Born in 1988 into a musical family in Moscow, Fedor Amosov started playing at the age of six, studying at Moscow Conservatory's Central Music College. Amosov later studied with Natalia Gutman and has also taken lessons with world renowned cellists Mstislav Rostropovich, David Geringas, Natalia Shakhovskaya and Dmitri Yablonsky. He has performed regularly throughout Russia, Europe, Japan and elsewhere. He's won first prizes in many international competitions, among them the WAMSO and Corpus Christi International Competitions in the US which led to several American concerts.
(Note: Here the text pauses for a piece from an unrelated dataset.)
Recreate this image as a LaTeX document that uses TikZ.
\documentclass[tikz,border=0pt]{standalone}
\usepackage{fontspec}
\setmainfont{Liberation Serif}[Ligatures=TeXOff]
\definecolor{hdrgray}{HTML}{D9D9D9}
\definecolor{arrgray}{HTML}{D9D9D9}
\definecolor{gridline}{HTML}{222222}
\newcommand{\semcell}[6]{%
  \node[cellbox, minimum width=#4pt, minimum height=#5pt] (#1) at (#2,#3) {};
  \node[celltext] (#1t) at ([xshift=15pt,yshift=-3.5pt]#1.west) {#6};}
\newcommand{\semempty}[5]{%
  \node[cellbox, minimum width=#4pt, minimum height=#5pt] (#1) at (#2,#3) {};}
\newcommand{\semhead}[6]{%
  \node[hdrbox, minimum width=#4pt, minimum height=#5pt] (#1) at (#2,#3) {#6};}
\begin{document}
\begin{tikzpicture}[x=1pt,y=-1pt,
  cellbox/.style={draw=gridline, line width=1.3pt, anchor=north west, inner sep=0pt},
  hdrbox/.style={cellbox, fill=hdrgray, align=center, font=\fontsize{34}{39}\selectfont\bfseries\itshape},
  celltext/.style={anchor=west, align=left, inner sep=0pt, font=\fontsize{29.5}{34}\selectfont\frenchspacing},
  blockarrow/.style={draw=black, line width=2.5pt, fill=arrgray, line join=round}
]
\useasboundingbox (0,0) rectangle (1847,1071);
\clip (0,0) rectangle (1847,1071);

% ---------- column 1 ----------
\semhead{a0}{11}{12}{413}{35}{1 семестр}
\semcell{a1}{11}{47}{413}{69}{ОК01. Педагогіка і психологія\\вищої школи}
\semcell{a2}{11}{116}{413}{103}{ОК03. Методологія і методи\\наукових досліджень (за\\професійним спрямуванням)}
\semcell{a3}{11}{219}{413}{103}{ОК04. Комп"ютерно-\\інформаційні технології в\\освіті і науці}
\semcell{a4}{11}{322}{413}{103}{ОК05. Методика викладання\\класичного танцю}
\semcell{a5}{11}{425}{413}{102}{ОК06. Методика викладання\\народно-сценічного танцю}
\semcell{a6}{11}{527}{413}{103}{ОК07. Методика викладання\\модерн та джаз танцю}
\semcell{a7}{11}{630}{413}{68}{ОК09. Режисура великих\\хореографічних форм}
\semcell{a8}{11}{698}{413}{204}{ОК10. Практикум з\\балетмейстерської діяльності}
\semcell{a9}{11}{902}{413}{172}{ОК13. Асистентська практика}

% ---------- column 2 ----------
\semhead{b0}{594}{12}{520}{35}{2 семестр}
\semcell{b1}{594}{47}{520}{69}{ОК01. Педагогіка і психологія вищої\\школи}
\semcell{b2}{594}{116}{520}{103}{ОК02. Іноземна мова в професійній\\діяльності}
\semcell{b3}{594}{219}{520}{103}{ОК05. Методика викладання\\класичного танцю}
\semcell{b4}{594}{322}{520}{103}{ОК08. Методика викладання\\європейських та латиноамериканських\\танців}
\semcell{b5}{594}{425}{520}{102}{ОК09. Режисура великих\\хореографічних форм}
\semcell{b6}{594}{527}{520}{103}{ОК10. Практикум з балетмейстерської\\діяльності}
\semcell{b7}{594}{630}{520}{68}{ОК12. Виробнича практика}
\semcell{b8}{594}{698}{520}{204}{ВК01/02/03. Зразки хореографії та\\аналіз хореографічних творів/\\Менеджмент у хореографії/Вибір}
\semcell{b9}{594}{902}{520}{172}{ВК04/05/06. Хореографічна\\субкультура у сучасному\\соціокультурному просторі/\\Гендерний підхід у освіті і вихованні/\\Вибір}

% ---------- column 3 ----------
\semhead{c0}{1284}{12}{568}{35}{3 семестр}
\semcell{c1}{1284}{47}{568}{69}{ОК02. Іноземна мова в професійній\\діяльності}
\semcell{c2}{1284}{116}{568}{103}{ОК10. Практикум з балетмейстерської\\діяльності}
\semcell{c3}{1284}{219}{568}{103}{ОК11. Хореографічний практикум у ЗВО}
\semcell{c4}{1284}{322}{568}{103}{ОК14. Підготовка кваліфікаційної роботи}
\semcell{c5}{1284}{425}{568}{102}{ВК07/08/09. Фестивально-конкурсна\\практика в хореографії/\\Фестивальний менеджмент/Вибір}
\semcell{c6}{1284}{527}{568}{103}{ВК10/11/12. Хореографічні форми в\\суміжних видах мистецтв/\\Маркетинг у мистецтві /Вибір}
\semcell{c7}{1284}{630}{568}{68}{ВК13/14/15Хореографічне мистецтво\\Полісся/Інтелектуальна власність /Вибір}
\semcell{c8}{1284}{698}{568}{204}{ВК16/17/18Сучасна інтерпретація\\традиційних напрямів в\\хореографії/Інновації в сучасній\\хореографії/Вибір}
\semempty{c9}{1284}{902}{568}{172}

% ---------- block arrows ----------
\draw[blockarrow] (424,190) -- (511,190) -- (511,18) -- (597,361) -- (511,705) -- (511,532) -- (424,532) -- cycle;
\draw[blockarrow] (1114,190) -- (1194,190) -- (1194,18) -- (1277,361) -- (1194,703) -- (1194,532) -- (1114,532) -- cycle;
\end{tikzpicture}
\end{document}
He has appeared as a soloist with the State Academic Symphony Orchestra of Russia as well as symphony orchestras in Japan, Spain and the Czech Republic.
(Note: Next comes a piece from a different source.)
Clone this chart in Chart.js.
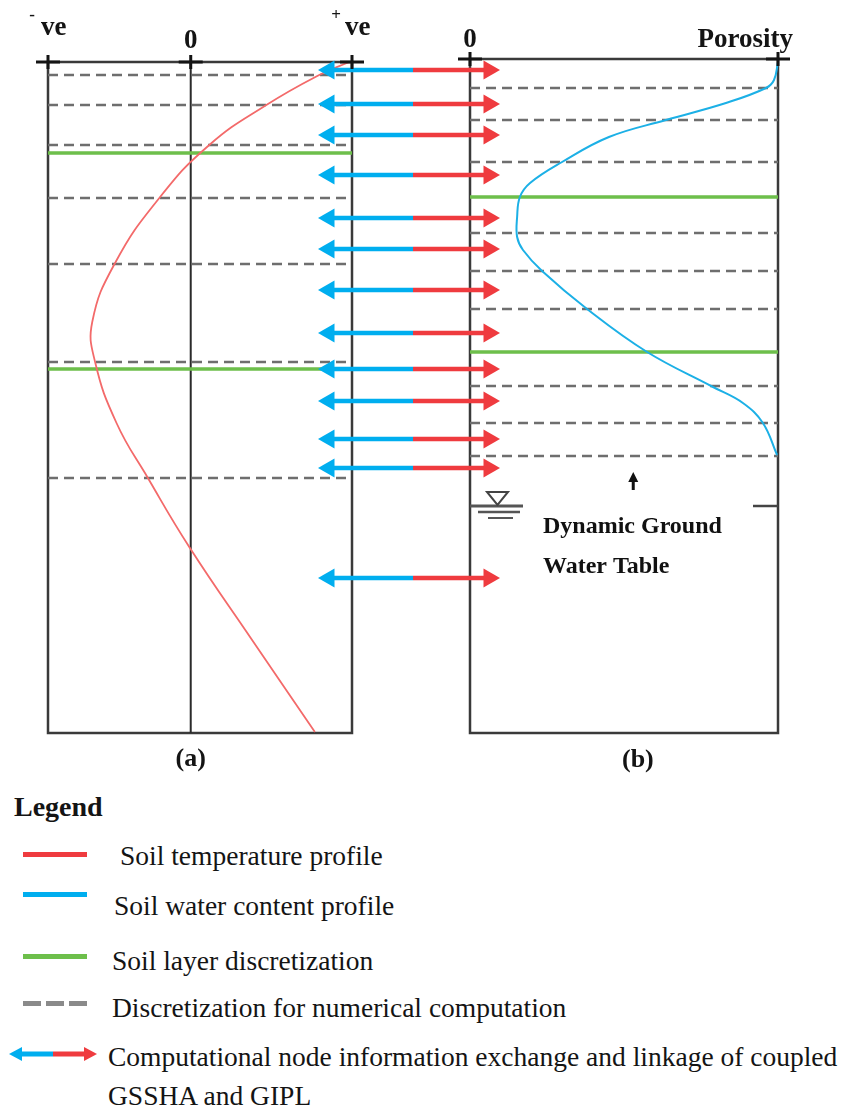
<!DOCTYPE html>
<html>
<head>
<meta charset="utf-8">
<title>Coupled soil temperature and water content profiles</title>
<script src="https://cdn.jsdelivr.net/npm/chart.js@4/dist/chart.umd.min.js"></script>
<style>
  html, body { margin: 0; padding: 0; background: #fff; }
  body { width: 846px; height: 1109px; position: relative; overflow: hidden;
         font-family: "Liberation Serif", "Times New Roman", serif; color: #141414; }
  #profiles { position: absolute; left: 0; top: 0; }
  .legend-title { position: absolute; left: 14px; top: 791px; font-size: 28px; line-height: 32px; font-weight: bold; }
  .lg-text { position: absolute; font-size: 27.5px; line-height: 32px; white-space: nowrap; }
  .sw { position: absolute; height: 5px; }
</style>
</head>
<body>
<canvas id="profiles" width="846" height="790"></canvas>

<div class="legend-title">Legend</div>
<div class="sw" style="left:23px; top:852px; width:64px; background:#ef3b3f;"></div>
<div class="lg-text" style="left:120px; top:840px;">Soil temperature profile</div>
<div class="sw" style="left:23px; top:892px; width:64px; background:#00aeef;"></div>
<div class="lg-text" style="left:114px; top:890px;">Soil water content profile</div>
<div class="sw" style="left:23px; top:954px; width:64px; background:#6dbf4b;"></div>
<div class="lg-text" style="left:112px; top:945px;">Soil layer discretization</div>
<div class="sw" style="left:23px; top:1001px; width:18px; background:#8a8a8a;"></div>
<div class="sw" style="left:46px; top:1001px; width:18px; background:#8a8a8a;"></div>
<div class="sw" style="left:69px; top:1001px; width:18px; background:#8a8a8a;"></div>
<div class="lg-text" style="left:112px; top:992px;">Discretization for numerical computation</div>
<svg style="position:absolute; left:0; top:1044px;" width="110" height="20">
  <line x1="20" y1="10" x2="53" y2="10" stroke="#00aeef" stroke-width="5"/>
  <polygon points="9,10 22,3 22,17" fill="#00aeef"/>
  <line x1="53" y1="10" x2="86" y2="10" stroke="#ef3b3f" stroke-width="5"/>
  <polygon points="97,10 84,3 84,17" fill="#ef3b3f"/>
</svg>
<div class="lg-text" style="left:108px; top:1041px;">Computational node information exchange and linkage of coupled</div>
<div class="lg-text" style="left:108px; top:1080px;">GSSHA and GIPL</div>

<script>
// ---- Depth axis (model length units, 0 = ground surface) ----
const DEPTH_MAX = 671;

// ---- Panel (a): soil temperature profile, relative units from -ve to +ve ----
const TEMP_MIN = -1;
const TEMP_MAX = 1.13;
const tempTickValues = [TEMP_MIN, 0, TEMP_MAX];
const tempTickLabels = ['-ve', '0', '+ve'];
const tempDepths = [0, 13, 43, 83, 136, 201, 260, 300, 361, 416, 485, 578, 670];
const tempValues = [1.11, 0.90, 0.53, 0.13, -0.22, -0.53, -0.69, -0.67, -0.52, -0.30, -0.01, 0.43, 0.87];
const tempLayerDepths = [91, 307];
const tempNodeDepths = [13, 43, 83, 136, 202, 300, 416];

// ---- Panel (b): soil water content, as a fraction of porosity ----
const POROSITY = 1;
const waterTickValues = [0, POROSITY];
const waterTickLabels = ['0', 'Porosity'];
const waterDepths = [0, 18, 26, 41, 58, 75, 100, 121, 135, 155, 175, 188, 209, 247, 290, 325, 341, 361, 393];
const waterValues = [1.0, 0.987, 0.961, 0.831, 0.636, 0.451, 0.299, 0.195, 0.162, 0.153, 0.153, 0.172, 0.234, 0.380, 0.575, 0.789, 0.886, 0.951, 0.997];
const waterLayerDepths = [135, 290];
const waterNodeDepths = [26, 58, 100, 171, 209, 247, 324, 361, 394];
const WATER_TABLE_DEPTH = 444;

// ---- Computational nodes exchanged between GSSHA and GIPL ----
const linkNodeDepths = [8, 42, 73, 113, 156, 187, 228, 271, 307, 339, 377, 406, 516];

const panelCaptions = ['(a)', '(b)'];
const waterTableLabel = ['Dynamic Ground', 'Water Table'];

// ---- Layout: both panels share one plotting area (units = px across it) ----
const AREA_W = 730;
const PANEL_A = [0, 304];
const PANEL_B = [422, 730];
const LINK = { left: 270, mid: 365, right: 452 };
const HEAD_R = 11;

const COLORS = {
  temp: '#f36a6a', water: '#1cb0e6', layer: '#6dbf4b', node: '#6e6e6e',
  blue: '#00aeef', red: '#ef3b3f', frame: '#3a3a3a', ink: '#141414'
};

function spanRange(v0, v1, p0, p1) {
  const per = (v1 - v0) / (p1 - p0);
  return { min: v0 - p0 * per, max: v1 + (AREA_W - p1) * per };
}
const xaRange = spanRange(TEMP_MIN, TEMP_MAX, PANEL_A[0], PANEL_A[1]);
const xbRange = spanRange(0, POROSITY, PANEL_B[0], PANEL_B[1]);

function horizontalLines(depths, x0, x1) {
  const pts = [];
  depths.forEach(d => { pts.push({ x: x0, y: d }, { x: x1, y: d }, { x: x1, y: null }); });
  return pts;
}

const tempCurve = tempDepths.map((d, i) => ({ x: tempValues[i], y: d }));
const waterCurve = waterDepths.map((d, i) => ({ x: waterValues[i], y: d }));

const blueShaft = [], redShaft = [], blueHeads = [], redHeads = [];
linkNodeDepths.forEach(d => {
  blueShaft.push({ x: LINK.left + HEAD_R, y: d }, { x: LINK.mid, y: d }, { x: LINK.mid, y: null });
  redShaft.push({ x: LINK.mid, y: d }, { x: LINK.right - HEAD_R, y: d }, { x: LINK.right, y: null });
  blueHeads.push({ x: LINK.left + HEAD_R, y: d });
  redHeads.push({ x: LINK.right - HEAD_R, y: d });
});

const lineDefaults = { showLine: true, pointRadius: 0, clip: false, spanGaps: false };

// Frames, corner ticks, axis labels and the water-table marker
const diagramPlugin = {
  id: 'soilDiagram',
  beforeDatasetsDraw(chart) {
    const { ctx, scales: { xa, xb, y } } = chart;
    const top = y.getPixelForValue(0), bot = y.getPixelForValue(DEPTH_MAX);
    const topB = y.getPixelForValue(-3);
    ctx.save();
    ctx.strokeStyle = COLORS.frame;
    ctx.lineWidth = 2.5;
    const aL = xa.getPixelForValue(TEMP_MIN), aR = xa.getPixelForValue(TEMP_MAX);
    ctx.strokeRect(aL, top, aR - aL, bot - top);
    const bL = xb.getPixelForValue(0), bR = xb.getPixelForValue(POROSITY);
    ctx.strokeRect(bL, topB, bR - bL, bot - topB);
    ctx.lineWidth = 2;
    ctx.strokeStyle = '#2a2a2a';
    const z = xa.getPixelForValue(0);
    ctx.beginPath(); ctx.moveTo(z, top); ctx.lineTo(z, bot); ctx.stroke();
    ctx.restore();
  },
  afterDatasetsDraw(chart) {
    const { ctx, scales: { xa, xb, y } } = chart;
    const top = y.getPixelForValue(0), topB = y.getPixelForValue(-3), bot = y.getPixelForValue(DEPTH_MAX);
    ctx.save();
    ctx.fillStyle = COLORS.ink;
    ctx.strokeStyle = COLORS.ink;

    function cross(x, yy) {
      ctx.lineWidth = 3;
      ctx.beginPath();
      ctx.moveTo(x - 12, yy); ctx.lineTo(x + 12, yy);
      ctx.moveTo(x, yy - 7); ctx.lineTo(x, yy + 7);
      ctx.stroke();
    }
    function tickLabel(label, x, baseline, align) {
      const sign = label[0] === '+' || label[0] === '-' ? label[0] : '';
      const main = sign ? label.slice(1) : label;
      ctx.font = 'bold 27px "Liberation Serif", serif';
      if (sign) {
        ctx.textAlign = 'left';
        ctx.textBaseline = 'alphabetic';
        ctx.fillText(main, x - 7, baseline - 13);
        ctx.font = 'bold 17px "Liberation Serif", serif';
        ctx.textAlign = 'center';
        ctx.textBaseline = 'middle';
        ctx.fillText(sign, x - 16, baseline - 32);
      } else {
        ctx.textAlign = align;
        ctx.textBaseline = 'alphabetic';
        ctx.fillText(main, align === 'right' ? x + 15 : x, baseline);
      }
    }

    tempTickValues.forEach((v, i) => {
      const x = xa.getPixelForValue(v);
      cross(x, top);
      tickLabel(tempTickLabels[i], x, top - 14, 'center');
    });
    waterTickValues.forEach((v, i) => {
      const x = xb.getPixelForValue(v);
      cross(x, topB);
      tickLabel(waterTickLabels[i], x, topB - 12, i === waterTickValues.length - 1 ? 'right' : 'center');
    });

    // Panel captions
    ctx.font = 'bold 26px "Liberation Serif", serif';
    ctx.textAlign = 'center';
    ctx.textBaseline = 'alphabetic';
    ctx.fillText(panelCaptions[0], xa.getPixelForValue(0), bot + 33);
    ctx.fillText(panelCaptions[1], xb.getPixelForValue(0.545), bot + 34);

    // Water table marker
    const wt = y.getPixelForValue(WATER_TABLE_DEPTH);
    const b0 = xb.getPixelForValue(0), b1 = xb.getPixelForValue(POROSITY);
    ctx.strokeStyle = '#555';
    ctx.lineWidth = 3;
    ctx.beginPath(); ctx.moveTo(b0, wt); ctx.lineTo(b0 + 53, wt); ctx.stroke();
    ctx.lineWidth = 2.5;
    ctx.beginPath(); ctx.moveTo(b0 + 8, wt + 6); ctx.lineTo(b0 + 50, wt + 6); ctx.stroke();
    ctx.lineWidth = 2;
    ctx.beginPath(); ctx.moveTo(b0 + 18, wt + 12); ctx.lineTo(b0 + 43, wt + 12); ctx.stroke();
    ctx.lineWidth = 2;
    ctx.strokeStyle = '#444';
    ctx.beginPath();
    ctx.moveTo(b0 + 17, wt - 14); ctx.lineTo(b0 + 38, wt - 14); ctx.lineTo(b0 + 27.5, wt - 1); ctx.closePath();
    ctx.stroke();
    ctx.strokeStyle = '#444';
    ctx.lineWidth = 2.5;
    ctx.beginPath(); ctx.moveTo(b1 - 25, wt); ctx.lineTo(b1, wt); ctx.stroke();

    // Rising water table indicator
    const ax = xb.getPixelForValue(0.53);
    ctx.fillStyle = '#111';
    ctx.fillRect(ax - 1.5, wt - 26, 3, 10);
    ctx.beginPath();
    ctx.moveTo(ax, wt - 34); ctx.lineTo(ax + 5, wt - 24); ctx.lineTo(ax - 5, wt - 24); ctx.closePath();
    ctx.fill();

    ctx.font = 'bold 24px "Liberation Serif", serif';
    ctx.textAlign = 'left';
    const tx = xb.getPixelForValue(0.237);
    ctx.fillText(waterTableLabel[0], tx, wt + 27);
    ctx.fillText(waterTableLabel[1], tx, wt + 67);
    ctx.restore();
  }
};

new Chart(document.getElementById('profiles'), {
  type: 'scatter',
  data: {
    datasets: [
      { ...lineDefaults, showLine: false, label: 'Exchange (GIPL side)', data: blueHeads, xAxisID: 'xl',
        pointStyle: 'triangle', pointRadius: HEAD_R, pointRotation: -90, pointBorderWidth: 0,
        pointBackgroundColor: COLORS.blue, backgroundColor: COLORS.blue },
      { ...lineDefaults, showLine: false, label: 'Exchange (GSSHA side)', data: redHeads, xAxisID: 'xl',
        pointStyle: 'triangle', pointRadius: HEAD_R, pointRotation: 90, pointBorderWidth: 0,
        pointBackgroundColor: COLORS.red, backgroundColor: COLORS.red },
      { ...lineDefaults, label: 'Exchange shaft blue', data: blueShaft, xAxisID: 'xl',
        borderColor: COLORS.blue, borderWidth: 4.5, borderCapStyle: 'butt' },
      { ...lineDefaults, label: 'Exchange shaft red', data: redShaft, xAxisID: 'xl',
        borderColor: COLORS.red, borderWidth: 4.5, borderCapStyle: 'butt' },
      { ...lineDefaults, label: 'Soil temperature profile', data: tempCurve, xAxisID: 'xa',
        borderColor: COLORS.temp, borderWidth: 1.8, tension: 0.45 },
      { ...lineDefaults, label: 'Soil water content profile', data: waterCurve, xAxisID: 'xb',
        borderColor: COLORS.water, borderWidth: 2, tension: 0.4 },
      { ...lineDefaults, label: 'Soil layers (a)', data: horizontalLines(tempLayerDepths, TEMP_MIN, TEMP_MAX), xAxisID: 'xa',
        borderColor: COLORS.layer, borderWidth: 3.5 },
      { ...lineDefaults, label: 'Soil layers (b)', data: horizontalLines(waterLayerDepths, 0, POROSITY), xAxisID: 'xb',
        borderColor: COLORS.layer, borderWidth: 3.5 },
      { ...lineDefaults, label: 'Numerical nodes (a)', data: horizontalLines(tempNodeDepths, TEMP_MIN, TEMP_MAX), xAxisID: 'xa',
        borderColor: COLORS.node, borderWidth: 2.5, borderDash: [10, 6] },
      { ...lineDefaults, label: 'Numerical nodes (b)', data: horizontalLines(waterNodeDepths, 0, POROSITY), xAxisID: 'xb',
        borderColor: COLORS.node, borderWidth: 2.5, borderDash: [10, 6] }
    ]
  },
  options: {
    responsive: false,
    devicePixelRatio: 1,
    animation: false,
    events: [],
    layout: { padding: { left: 48, right: 846 - 48 - AREA_W, top: 62, bottom: 790 - 62 - DEPTH_MAX } },
    plugins: { legend: { display: false }, tooltip: { enabled: false } },
    scales: {
      xa: { type: 'linear', axis: 'x', display: false, min: xaRange.min, max: xaRange.max },
      xb: { type: 'linear', axis: 'x', display: false, min: xbRange.min, max: xbRange.max },
      xl: { type: 'linear', axis: 'x', display: false, min: 0, max: AREA_W },
      y: { type: 'linear', display: false, min: 0, max: DEPTH_MAX, reverse: true }
    }
  },
  plugins: [diagramPlugin]
});
</script>
</body>
</html>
The cellist's first CD - of Six Sonatas of Luigi Boccherini for cello and basso continuo arranged for cello and piano by Alfredo Piatti - was released by Naxos in 2010. John Sheppard of MusicWeb International wrote of it: "I started listening fully expecting to disapprove, but almost immediately I was won over by the sheer musicianship of both the arrangements and the performances...I had not heard of Fedor Amosov before. He studied with an array of fellow-Russian cellists, including Rostropovich, and has won several competitions. He plays with great panache, delicacy when that is called for, and has an enviable range of tone colours. Above all he is responsive to the sheer charm and melodious qualities of the music".